Stress, anxiety, and self-consciousness make us awful kissers. If we’re not even sure we like the person we’re kissing, our lips turn tense and unyielding.
You can tell a lot with a kiss. When you’re upset, your lips get tight, and the person you’re kissing can tell. If you’re inexperienced and trying too hard, your kissing partner will be able to notice as well.
So the most important part of kissing is being totally into the person you’re with and wiping all distractions from your mind. Wipe anything from your memory but the moment. Let your inhibitions dissolve (including any self-consciousness about your ability as a kisser) and relax. Sweep her into your arms, and you’ll find yourself naturally kissing like a movie star.
4. Take it slow.
During a first kiss, one of the biggest mistakes you can make is going for it with the full body press. First kisses should be light, short, and soft. When you break away, move her hair away from her eyes with your fingers, then search her eyes to see how she is feeling.
A little eye contact is a powerful thing while kissing. Often, the only way you can see one another is to break the kiss. Yet pulling back gives you an opportunity to see how the other person is doing, reassure one another that you’re both experiencing the same feelings, and allow a change of pace. So, as you’re kissing, take breathers to pause, hold her face in your hands, and search her eyes.
5. Vary your kisses.
If you’ve never kissed this particular girl before, then you don’t know whether she likes her kisses hard or soft, full-mouthed or gentle, on her lips or elsewhere. Your first kissing session should always be exploratory. Start out by keeping your mouth closed and brushing your lips against hers in a rubbing motion.
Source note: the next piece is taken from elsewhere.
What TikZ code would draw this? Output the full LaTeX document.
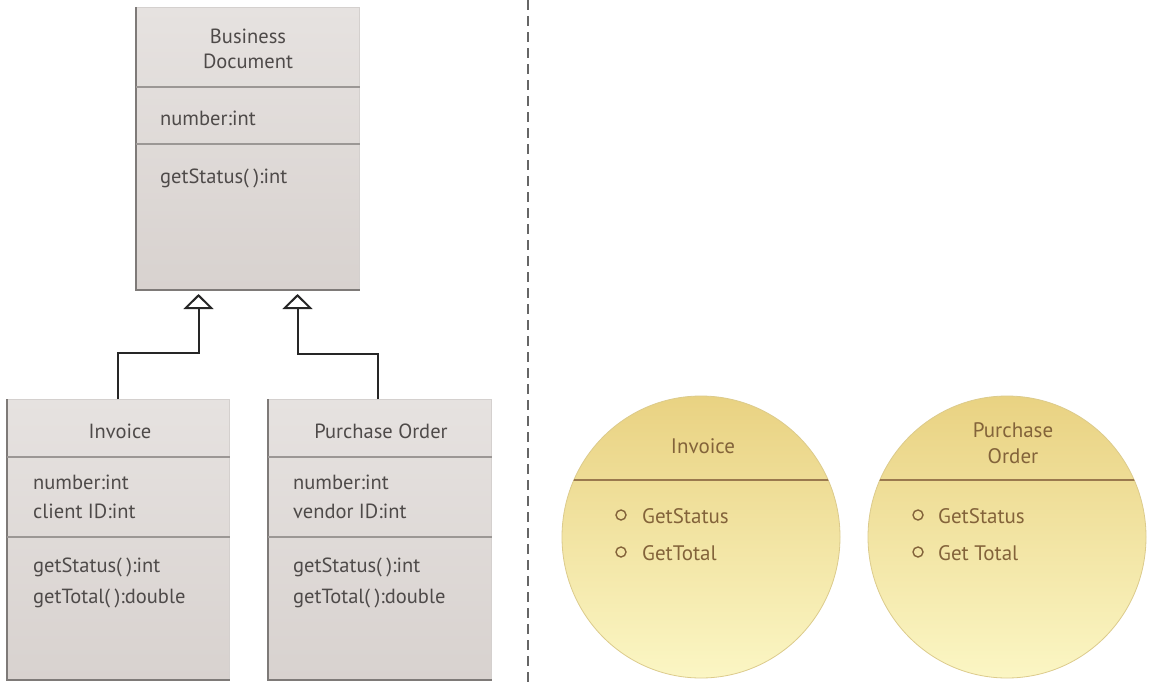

Kiss her very gently, then back off just a fraction; with your lips in such agonizing proximity, just breathe so that she can feel the warmth of your breath against her skin. If she’s quite responsive, try upping the intensity with full-mouthed kisses. Don’t feel bad about having to break away to breathe or swallow saliva, as she probably has to do the same. Try sucking on her lower lip or running a finger along her jaw or the back of her neck as you kiss. If she’s still responsive, then—and only then—should you try a French kiss. Lick your way along her lips before trying to insert your tongue so that she has the chance to decide whether she’s up for it or not. For some women, French kissing is almost as intimate as intercourse. If she breaks away at that point, don’t try anything further.
The important idea here is to vary the kinds of kisses you use until you find the one that turns her on. This also keeps kissing from being boring.
6. Use your hands.
Use your hands to lightly trace the line of her jaw or clench hair at her nape. Run your fingers through her hair or caress her shoulder. Rest one hand on her lower back, and pull her to you. Remember that kissing should stimulate all the senses, but don’t forget Rule #7.
7. Never use the kiss as an excuse to do other things.
The first time you kiss a woman, enjoy the kissing for its own sake, NOT just as a prelude to going to bed with her. Just because she’s given you a kiss doesn’t mean that she’s given you permission to sleep with her, so DON’T try to take it to the bedroom from the moment your liplock breaks. A kiss should never be used as an excuse to touch her anywhere she doesn’t want to be touched. Avoid the breasts and buttocks unless you’re sure that she wants your hands to wander there.
8. End with a cuddle or hug.
The problem with kisses is that they often end too soon. Extend the moment by enfolding her in your arms for a hug or giving her a cuddle. You might want to break the intensity of the mood by being playful or silly or even tickling her. A little laughter will make her feel even more bonded and connected to you, and she’ll want to see you again fast.